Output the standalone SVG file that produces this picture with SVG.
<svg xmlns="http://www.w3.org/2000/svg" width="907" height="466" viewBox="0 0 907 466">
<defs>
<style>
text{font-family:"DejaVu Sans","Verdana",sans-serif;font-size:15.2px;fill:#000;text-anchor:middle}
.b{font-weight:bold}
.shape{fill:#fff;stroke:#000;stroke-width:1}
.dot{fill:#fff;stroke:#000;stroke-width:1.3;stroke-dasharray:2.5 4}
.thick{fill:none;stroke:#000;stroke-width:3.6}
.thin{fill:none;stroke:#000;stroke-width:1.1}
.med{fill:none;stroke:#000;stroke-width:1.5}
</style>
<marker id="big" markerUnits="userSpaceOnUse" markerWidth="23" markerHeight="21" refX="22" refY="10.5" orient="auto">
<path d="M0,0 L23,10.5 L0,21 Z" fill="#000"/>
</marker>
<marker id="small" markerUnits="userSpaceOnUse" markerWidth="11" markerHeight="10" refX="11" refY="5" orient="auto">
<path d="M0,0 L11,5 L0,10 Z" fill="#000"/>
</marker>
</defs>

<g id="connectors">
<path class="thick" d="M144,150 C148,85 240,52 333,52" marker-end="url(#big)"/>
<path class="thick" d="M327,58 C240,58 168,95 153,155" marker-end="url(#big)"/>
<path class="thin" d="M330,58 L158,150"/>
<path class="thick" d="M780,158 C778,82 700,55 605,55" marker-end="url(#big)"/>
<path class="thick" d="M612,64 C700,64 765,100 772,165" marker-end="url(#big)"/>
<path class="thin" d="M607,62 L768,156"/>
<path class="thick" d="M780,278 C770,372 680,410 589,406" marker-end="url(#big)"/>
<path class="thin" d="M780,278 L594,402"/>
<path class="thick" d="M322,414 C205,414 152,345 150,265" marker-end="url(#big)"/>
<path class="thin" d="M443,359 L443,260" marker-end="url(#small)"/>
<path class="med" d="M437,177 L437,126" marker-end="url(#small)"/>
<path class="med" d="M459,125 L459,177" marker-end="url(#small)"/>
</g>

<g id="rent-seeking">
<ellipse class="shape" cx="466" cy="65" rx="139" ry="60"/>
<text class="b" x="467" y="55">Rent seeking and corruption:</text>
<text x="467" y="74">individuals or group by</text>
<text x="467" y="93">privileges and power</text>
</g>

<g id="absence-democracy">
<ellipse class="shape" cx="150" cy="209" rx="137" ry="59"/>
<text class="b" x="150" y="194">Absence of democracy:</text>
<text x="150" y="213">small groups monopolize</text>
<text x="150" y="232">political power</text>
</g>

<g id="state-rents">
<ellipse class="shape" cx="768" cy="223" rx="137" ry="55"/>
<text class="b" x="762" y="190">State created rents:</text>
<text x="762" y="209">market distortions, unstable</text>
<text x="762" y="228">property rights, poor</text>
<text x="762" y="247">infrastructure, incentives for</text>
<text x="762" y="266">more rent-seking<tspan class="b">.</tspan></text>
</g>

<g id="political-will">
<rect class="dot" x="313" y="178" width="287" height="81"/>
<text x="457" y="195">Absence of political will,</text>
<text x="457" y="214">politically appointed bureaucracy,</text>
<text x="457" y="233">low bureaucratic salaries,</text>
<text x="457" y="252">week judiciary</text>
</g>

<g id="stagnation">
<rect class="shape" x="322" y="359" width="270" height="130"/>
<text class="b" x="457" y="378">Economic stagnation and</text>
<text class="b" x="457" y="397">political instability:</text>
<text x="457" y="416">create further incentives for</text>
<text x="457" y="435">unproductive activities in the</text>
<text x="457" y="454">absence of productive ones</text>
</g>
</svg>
---*---
Problem description |
Extract the full listing above without alteration.

Result of this task |
Output the standalone SVG file that produces this picture with SVG.
<svg xmlns="http://www.w3.org/2000/svg" width="907" height="466" viewBox="0 0 907 466">
<defs>
<style>
text{font-family:"DejaVu Sans","Verdana",sans-serif;font-size:15.2px;fill:#000;text-anchor:middle}
.b{font-weight:bold}
.shape{fill:#fff;stroke:#000;stroke-width:1}
.dot{fill:#fff;stroke:#000;stroke-width:1.3;stroke-dasharray:2.5 4}
.thick{fill:none;stroke:#000;stroke-width:3.6}
.thin{fill:none;stroke:#000;stroke-width:1.1}
.med{fill:none;stroke:#000;stroke-width:1.5}
</style>
<marker id="big" markerUnits="userSpaceOnUse" markerWidth="23" markerHeight="21" refX="22" refY="10.5" orient="auto">
<path d="M0,0 L23,10.5 L0,21 Z" fill="#000"/>
</marker>
<marker id="small" markerUnits="userSpaceOnUse" markerWidth="11" markerHeight="10" refX="11" refY="5" orient="auto">
<path d="M0,0 L11,5 L0,10 Z" fill="#000"/>
</marker>
</defs>

<g id="connectors">
<path class="thick" d="M144,150 C148,85 240,52 333,52" marker-end="url(#big)"/>
<path class="thick" d="M327,58 C240,58 168,95 153,155" marker-end="url(#big)"/>
<path class="thin" d="M330,58 L158,150"/>
<path class="thick" d="M780,158 C778,82 700,55 605,55" marker-end="url(#big)"/>
<path class="thick" d="M612,64 C700,64 765,100 772,165" marker-end="url(#big)"/>
<path class="thin" d="M607,62 L768,156"/>
<path class="thick" d="M780,278 C770,372 680,410 589,406" marker-end="url(#big)"/>
<path class="thin" d="M780,278 L594,402"/>
<path class="thick" d="M322,414 C205,414 152,345 150,265" marker-end="url(#big)"/>
<path class="thin" d="M443,359 L443,260" marker-end="url(#small)"/>
<path class="med" d="M437,177 L437,126" marker-end="url(#small)"/>
<path class="med" d="M459,125 L459,177" marker-end="url(#small)"/>
</g>

<g id="rent-seeking">
<ellipse class="shape" cx="466" cy="65" rx="139" ry="60"/>
<text class="b" x="467" y="55">Rent seeking and corruption:</text>
<text x="467" y="74">individuals or group by</text>
<text x="467" y="93">privileges and power</text>
</g>

<g id="absence-democracy">
<ellipse class="shape" cx="150" cy="209" rx="137" ry="59"/>
<text class="b" x="150" y="194">Absence of democracy:</text>
<text x="150" y="213">small groups monopolize</text>
<text x="150" y="232">political power</text>
</g>

<g id="state-rents">
<ellipse class="shape" cx="768" cy="223" rx="137" ry="55"/>
<text class="b" x="762" y="190">State created rents:</text>
<text x="762" y="209">market distortions, unstable</text>
<text x="762" y="228">property rights, poor</text>
<text x="762" y="247">infrastructure, incentives for</text>
<text x="762" y="266">more rent-seking<tspan class="b">.</tspan></text>
</g>

<g id="political-will">
<rect class="dot" x="313" y="178" width="287" height="81"/>
<text x="457" y="195">Absence of political will,</text>
<text x="457" y="214">politically appointed bureaucracy,</text>
<text x="457" y="233">low bureaucratic salaries,</text>
<text x="457" y="252">week judiciary</text>
</g>

<g id="stagnation">
<rect class="shape" x="322" y="359" width="270" height="130"/>
<text class="b" x="457" y="378">Economic stagnation and</text>
<text class="b" x="457" y="397">political instability:</text>
<text x="457" y="416">create further incentives for</text>
<text x="457" y="435">unproductive activities in the</text>
<text x="457" y="454">absence of productive ones</text>
</g>
</svg>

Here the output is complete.